Wearing skirts seems to take training, much like using a purse, or wearing heels. I have about 1/3 of my lady training down. Now I just need to make occasions to wear skirts...just like I make occasions to wear lipstick.

44 days without buying any new clothes. It feels like it was just yesterday that it was 23 days.

Monday, February 7, 2011

Rabbit Year

I think I would've preferred the irony of the Rabbit year being next year with it being a leap year and all. Happy Lunar New Year!

I hear that the Year of the Rabbit isn't good for the Ox, but the beauty of horoscopes is that if you don't like one, you can always just click on another google search result.

I know that I haven't been keeping up with my blog as much as I would've liked. I have a feeling if I do, it's going to be that "on average" I keep up with this blog to a point where I blogged once a week.
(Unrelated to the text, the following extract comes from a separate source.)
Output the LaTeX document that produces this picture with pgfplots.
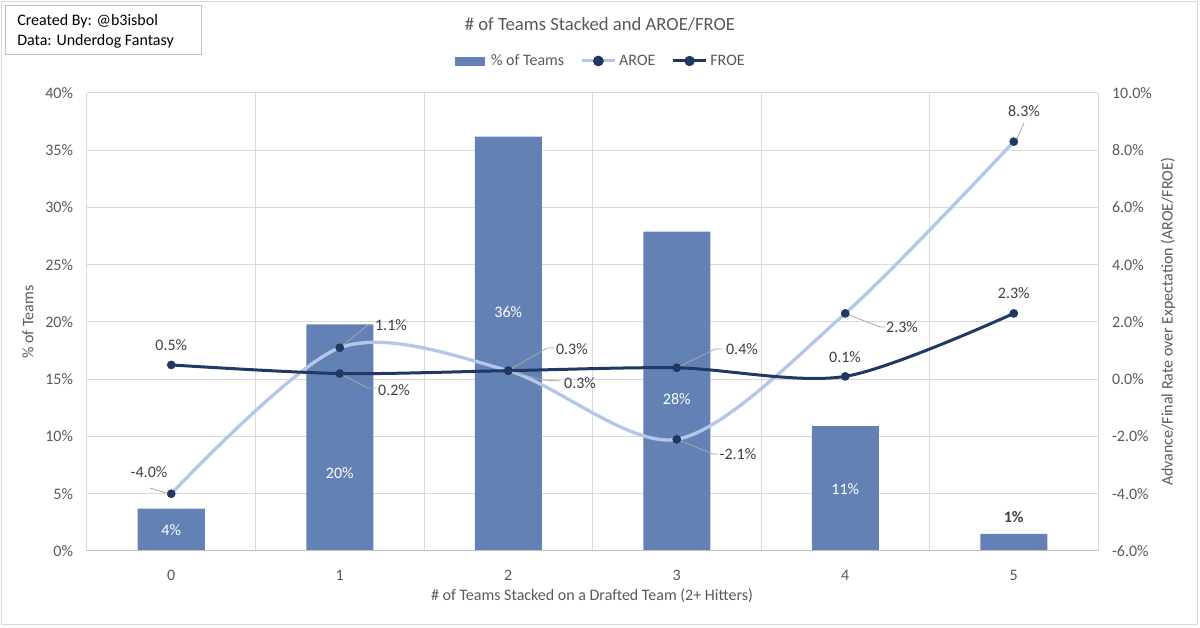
\documentclass[border=0pt]{standalone}
\usepackage{fontspec}
\setmainfont{Carlito}
\usepackage{pgfplots}
\pgfplotsset{compat=1.18}
\definecolor{barblue}{RGB}{100,129,181}
\definecolor{aroec}{RGB}{180,199,231}
\definecolor{froec}{RGB}{32,56,100}
\definecolor{txtgray}{RGB}{89,89,89}
\definecolor{lblgray}{RGB}{64,64,64}
\definecolor{gridgray}{RGB}{217,217,217}
\definecolor{axgray}{RGB}{191,191,191}
\definecolor{leadgray}{RGB}{166,166,166}
\newcommand{\fs}{\fontsize{12}{14}\selectfont}
\begin{document}
\begin{tikzpicture}
\useasboundingbox (-65.25pt,-57.75pt) rectangle (834.75pt,413.25pt);
\draw[gridgray, line width=0.75pt] (-63.75pt,-55.5pt) rectangle (832.5pt,411.75pt);
% created box
\draw[axgray, line width=0.75pt] (-60.75pt,372pt) rectangle (85.5pt,408.75pt);
\node[anchor=west, align=left, font=\fontsize{12}{15}\selectfont, inner sep=0pt, text=black] at (-52.5pt,390pt) {Created By: @b3isbol\\Data: Underdog Fantasy};
% title
\node[font=\fontsize{14}{16}\selectfont, text=txtgray] at (384.75pt,395.25pt) {\# of Teams Stacked and AROE/FROE};
% axis labels
\node[rotate=90, font=\fs, text=txtgray] at (-44.25pt,171.75pt) {\% of Teams};
\node[rotate=90, font=\fs, text=txtgray] at (810.75pt,171.75pt) {Advance/Final Rate over Expectation (AROE/FROE)};
\node[font=\fs, text=txtgray] at (378.75pt,-33.75pt) {\# of Teams Stacked on a Drafted Team (2+ Hitters)};

\begin{axis}[
  at={(0pt,0pt)}, anchor=south west, scale only axis,
  width=758.25pt, height=343.5pt,
  xmin=-0.5, xmax=5.5, ymin=0, ymax=40,
  xtick={0,1,2,3,4,5}, minor xtick={-0.5,0.5,1.5,2.5,3.5,4.5,5.5},
  ytick={0,5,10,15,20,25,30,35,40},
  xminorgrids=true, ymajorgrids=true,
  grid style={gridgray, line width=0.75pt},
  minor grid style={gridgray, line width=0.75pt},
  axis line style={draw=none},
  tick style={draw=none},
  major tick length=0pt, minor tick length=0pt,
  yticklabel={\pgfmathprintnumber[assume math mode=true]{\tick}\%},
  xticklabel={\pgfmathprintnumber[assume math mode=true]{\tick}},
  tick label style={font=\fs, text=txtgray},
  yticklabel style={xshift=-7pt},
  xticklabel style={yshift=-11pt},
  clip=false,
]
\addplot[ybar, bar width=50.25pt, fill=barblue, draw=none] coordinates {(0,3.7) (1,19.8) (2,36.2) (3,27.9) (4,10.9) (5,1.5)};
\draw[axgray, line width=0.75pt] (axis cs:-0.5,0) -- (axis cs:5.5,0);
\node[font=\fs, text=white] at (axis cs:0,1.83) {4\%};
\node[font=\fs, text=white] at (axis cs:1,6.81) {20\%};
\node[font=\fs, text=white] at (axis cs:2,20.87) {36\%};
\node[font=\fs, text=white] at (axis cs:3,13.28) {28\%};
\node[font=\fs, text=white] at (axis cs:4,5.41) {11\%};
\node[font=\fs\bfseries, text=lblgray] at (axis cs:5,2.97) {1\%};
\end{axis}

\begin{axis}[
  at={(0pt,0pt)}, anchor=south west, scale only axis,
  width=758.25pt, height=343.5pt,
  xmin=-0.5, xmax=5.5, ymin=-6, ymax=10,
  xtick=\empty, ytick={-6,-4,-2,0,2,4,6,8,10},
  axis line style={draw=none}, tick style={draw=none}, major tick length=0pt,
  yticklabel pos=right,
  yticklabel={\pgfmathprintnumber[fixed,fixed zerofill,precision=1,assume math mode=true]{\tick}\%},
  tick label style={font=\fs, text=txtgray},
  yticklabel style={xshift=7pt},
  clip=false,
  legend columns=3,
  legend style={at={(axis description cs:0.5084,1.0699)}, anchor=center, draw=none, fill=none,
    font=\fs, text=txtgray, /tikz/every even column/.append style={column sep=10pt}},
]
\addlegendimage{legend image code/.code={\fill[barblue] (0pt,-3pt) rectangle (22pt,3pt); \path (25pt,0pt);}}
\addlegendentry{\% of Teams}
\addplot[aroec, line width=2.5pt, smooth, tension=0.5, mark=*, mark size=3pt,
  mark options={draw=froec, fill=froec, line width=0.5pt},
  legend image code/.code={\draw[aroec, line width=2.25pt] (0pt,0pt) -- (25pt,0pt); \fill[froec] (12.5pt,0pt) circle (2.7pt);}]
  coordinates {(0,-4.0) (1,1.1) (2,0.3) (3,-2.1) (4,2.3) (5,8.3)};
\addlegendentry{AROE}
\addplot[froec, line width=2.25pt, smooth, tension=0.5, mark=*, mark size=3pt,
  mark options={draw=froec, fill=froec, line width=0.5pt},
  legend image code/.code={\draw[froec, line width=2.25pt] (0pt,0pt) -- (25pt,0pt); \fill[froec] (12.5pt,0pt) circle (2.7pt);}]
  coordinates {(0,0.5) (1,0.2) (2,0.3) (3,0.4) (4,0.1) (5,2.3)};
\addlegendentry{FROE}
% leader lines
\draw[leadgray, line width=0.6pt] (axis cs:-0.126,-3.80) -- (axis cs:-0.031,-3.97);
\draw[leadgray, line width=0.6pt] (axis cs:1,1.1) -- (axis cs:1.168,1.895) -- (axis cs:1.197,1.895);
\draw[leadgray, line width=0.6pt] (axis cs:1,0.2) -- (axis cs:1.168,-0.306) -- (axis cs:1.215,-0.306);
\draw[leadgray, line width=0.6pt] (axis cs:2,0.3) -- (axis cs:2.230,1.092) -- (axis cs:2.272,1.092);
\draw[leadgray, line width=0.6pt] (axis cs:2,0.3) -- (axis cs:2.206,-0.026) -- (axis cs:2.307,-0.061);
\draw[leadgray, line width=0.6pt] (axis cs:3,0.4) -- (axis cs:3.227,1.057) -- (axis cs:3.269,1.057);
\draw[leadgray, line width=0.6pt] (axis cs:3,-2.1) -- (axis cs:3.215,-2.611) -- (axis cs:3.245,-2.611);
\draw[leadgray, line width=0.6pt] (axis cs:4,2.3) -- (axis cs:4.206,1.825) -- (axis cs:4.236,1.825);
\draw[leadgray, line width=0.6pt] (axis cs:5.061,8.952) -- (axis cs:5.019,8.393);
% data labels
\node[font=\fs, text=lblgray] at (axis cs:-0.132,-3.24) {-4.0\%};
\node[font=\fs, text=lblgray] at (axis cs:0,1.197) {0.5\%};
\node[font=\fs, text=lblgray] at (axis cs:1.304,1.895) {1.1\%};
\node[font=\fs, text=lblgray] at (axis cs:1.322,-0.376) {0.2\%};
\node[font=\fs, text=lblgray] at (axis cs:2.378,1.057) {0.3\%};
\node[font=\fs, text=lblgray] at (axis cs:2.426,-0.131) {0.3\%};
\node[font=\fs, text=lblgray] at (axis cs:3.387,1.057) {0.4\%};
\node[font=\fs, text=lblgray] at (axis cs:3.363,-2.611) {-2.1\%};
\node[font=\fs, text=lblgray] at (axis cs:4.337,1.825) {2.3\%};
\node[font=\fs, text=lblgray] at (axis cs:3.999,0.777) {0.1\%};
\node[font=\fs, text=lblgray] at (axis cs:5.061,9.371) {8.3\%};
\node[font=\fs, text=lblgray] at (axis cs:5,3.013) {2.3\%};
\end{axis}
\end{tikzpicture}
\end{document}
It's not as though I don't think about it. It's just that I feel like I don't have the time for it. That's the issue though, I FEEL like I don't have the time, when actually, I do. I feel I want to do better.

Anyway, I'm finding my resolution of not buying any clothes getting rather difficult. Not because I have any huge urges to buy clothes, but more because:

and

I ripped my favorite work pants. They didn't even rip on the seam. I don't know if it was foreshadowing because when they ripped, I was sitting down to eat a bacon bowl. If that wasn't enough, my sister's cat peed on my favorite tweed blazer. Mother Nature has forsaken me. My resolution has now become a test to see if I can literally persevere through literal wears and tears. Here I go.